Risk awareness starts with a basic understanding of the elements that make up your machine. The manufacturer can provide a comprehensive understanding, or you can seek a bill-of-materials list. Understanding how the components are interconnected, you will understand the attack surface potentially exposed to hackers.
Factor in your security controls, such as firewalls, workstation hardening procedures and patching programs, and a risk picture is now painted. Getting professional help with the risk mitigation steps is recommended. Somebody familiar with machine and operational technologies can help highlight the gaps in a cyber defensive strategy.

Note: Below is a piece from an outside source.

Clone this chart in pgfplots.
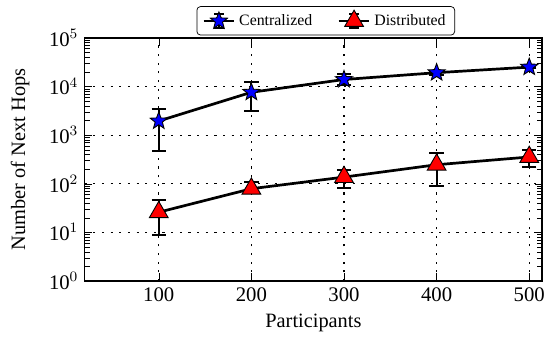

Assembling a risk matrix in a plant by identifying the criticality of the missions of these machines and components from your operation can be daunting. Your vendors are certainly aware, if not already following it.
Fortunately, ISA/IEC 62443 focuses on industrial cybersecurity needs. It is a standard born by hundreds of experienced contributors worldwide. It specializes in detailing what needs to be done to accurately assess risk and deploy industrial technology and how to speak with vendors about your cybersecurity needs.
Use ISA/IEC 62443 to define your risk assessment process. Have a conversation with your machine providers about complying with 62443. Urge your machine suppliers to reach back into their supply chains, requiring conformance from component manufacturers. Get help as needed. Keep in mind the entire machine, unit and factory must be secured to keep hackers out.
Cybersecurity is not a single event or a single destination. The finish line is constantly changing. By using a standard such as ISA/IEC 62443, you will be better prepared to take on the challenge, as you will have an active army of security professionals behind you.